ENGL 631 | Renaissance Epic: Spenser and Milton
Studies in Renaissance Literature
TR 11:20-12:35 | Anthony Welch
An epic poem, wrote John Dryden in 1697, is “the greatest work which the soul of man is capable to perform.” Why did this ancient literary form loom so large in early modern Britain? This course examines the era’s greatest epics—Edmund Spenser’s The Faerie Queene (1590) and John Milton’s Paradise Lost (1667) and Paradise Regained (1671)—with an occasional glance at their contemporaries’ epic writings and commentaries. Our goal is to explore how these authors transformed their classical and medieval literary models to craft a distinctly early modern art form: audacious, grandiloquent, yet also deeply self-conscious, skeptical of its own heroic ideals and unsure whether to honor or defy the literary past. We will also ask how Spenser and Milton grappled with epic poetry’s social and political ideology: its aristocratic elitism, its concern with national and religious identity, its gender dynamics, its portrayal of heroic violence, and its troubled history as a tool of colonial empire building.
Requirements
Requirements include active class participation; an oral presentation; a critical summary of an article or book chapter; an annotated bibliography; and a final research paper.
ENGL 670 | Virginia Woolf
Studies in 20th-Century Literature
F 9:10-11:55 | Urmila Seshagiri
Virginia Woolf transformed English literature. This seminar focuses on the daring, dazzling innovations of Woolf’s short stories, novels, and biographies: Monday or Tuesday, Jacob’s Room, Mrs. Dalloway, To the Lighthouse, The Waves, Flush, Between the Acts, and A Sketch of the Past. Students will consider Woolf’s role as an influential publisher of modern literature, a prolific critic and essayist, a committed feminist, a member of the fabled ‘Bloomsbury Group,’ and an active patron of the arts. We will explore how two world wars and the campaign for women’s suffrage shaped Woolf’s art, and we will read works by her contemporaries (Forster, Eliot, Larsen, Lawrence, and Mansfield, and others). Finally, we will consider Woolf’s legacies in contemporary fiction, the performing arts, and the world of independent publishing. Secondary readings will address modernist cultural history, feminist history and theory, queer theory, the history of the English novel, and theories of biography.
Requirements
Attendance, weekly responses, in-class presentation, final seminar paper.

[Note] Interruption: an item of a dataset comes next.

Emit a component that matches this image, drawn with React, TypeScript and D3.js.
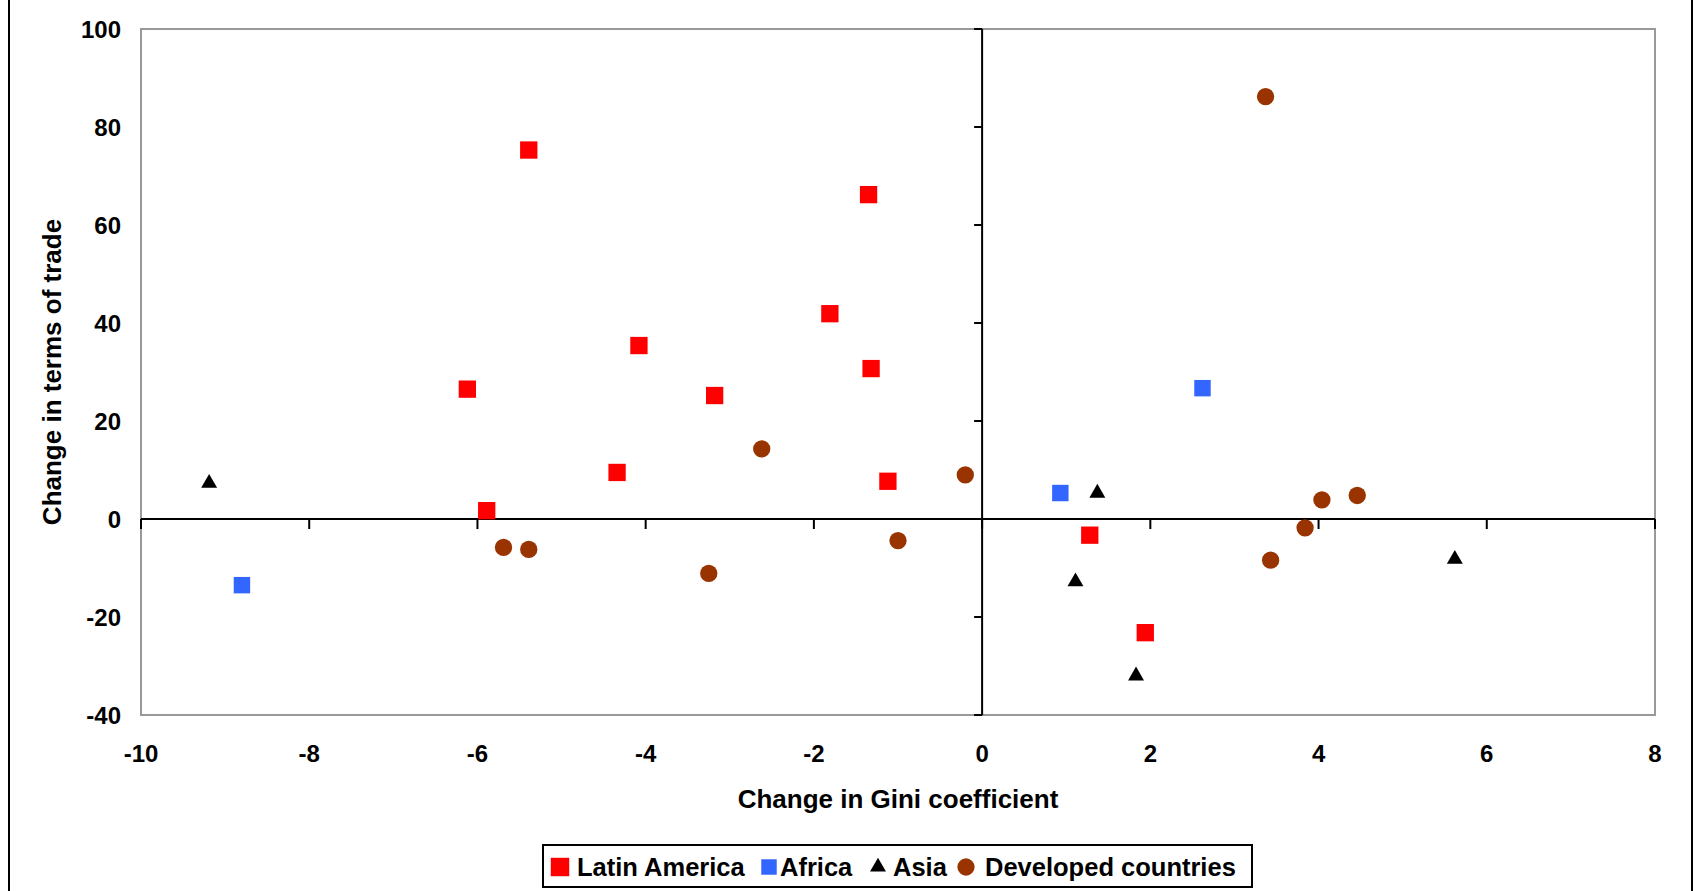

ENGL 680 | Language Ideologies and Educational (In)Justice
Advanced Studies in Rhetoric, Writing and Linguistics
MW 12:55-2:10 | Rima Elabdali
This course explores critical perspectives on language ideologies from a variety of disciplines and traditions, including linguistics, education, sociology, anthropology, geography, and political science. We will focus on how ubiquitous beliefs about language are deployed to rationalize and implement unjust educational policies and processes in a variety of settings. Some of the key topics include language standardization and hierarchies, the co-naturalization of language and race, linguistic nationalism, language commodification and securitization, and the relationship between language ideologies and spatiality. We will explore these topics through readings, discussions, data analysis workshops, and students’ own research projects. Students in ENGL 680 will investigate how language ideologies seep into the macro and micro-processes of education in school, community and university settings and explore the social justice implications and opportunities for reform in these educational spaces.
Requirements
Attendance + participation, leading class discussions and data analysis, and a multi-step research project (e.g., topic pitch, annotated bibliography, research proposal, first draft, oral presentation, final draft).
ENGL 686 | The Novel
Studies in Creative Writing
T 5:10-7:55 | Chris Hebert
This is a graduate-level class restricted to students with extensive fiction-writing experience. Permission of instructor is necessary for enrollment. We will be exploring the art of novel- writing both as readers and as practitioners. Our reading will consist of novels and crafts essays. The workshop portion of the course will be dedicated to the students’ own work. Students will be expected to make presentations on topics related to the craft of novel writing.
Requirements
Attendance, participation, presentation, multiple pieces of original creative work, peer reviews.
ENGL 686 | Form as a Radical Act
Studies in Creative Writing
R 5:10-7:55 | Iliana Rocha
This course provides a focused instruction on received and classical forms, along with contemporary iteration and invention. We will engage with and compose alongside formal properties, paying special attention to how poets of color like Wanda Coleman, Jericho Brown, and Terrance Hayes reconceptualize what form is and does. Craft texts will help inform and contextualize form while providing opportunities for writers to disrupt the tradition. In general, the poets we will read continue to have a major impact on contemporary poetry and on our understanding of form, and we will prioritize voices that have been historically absent from the canon. Students will write in a new form each week, lead class discussion on a form, invent a new form, and, finally, produce a chapbook showcasing their forms.
Requirements
Write in a new form each week, lead class discussion on a form, invent a new form, and, finally, produce a chapbook showcasing their forms.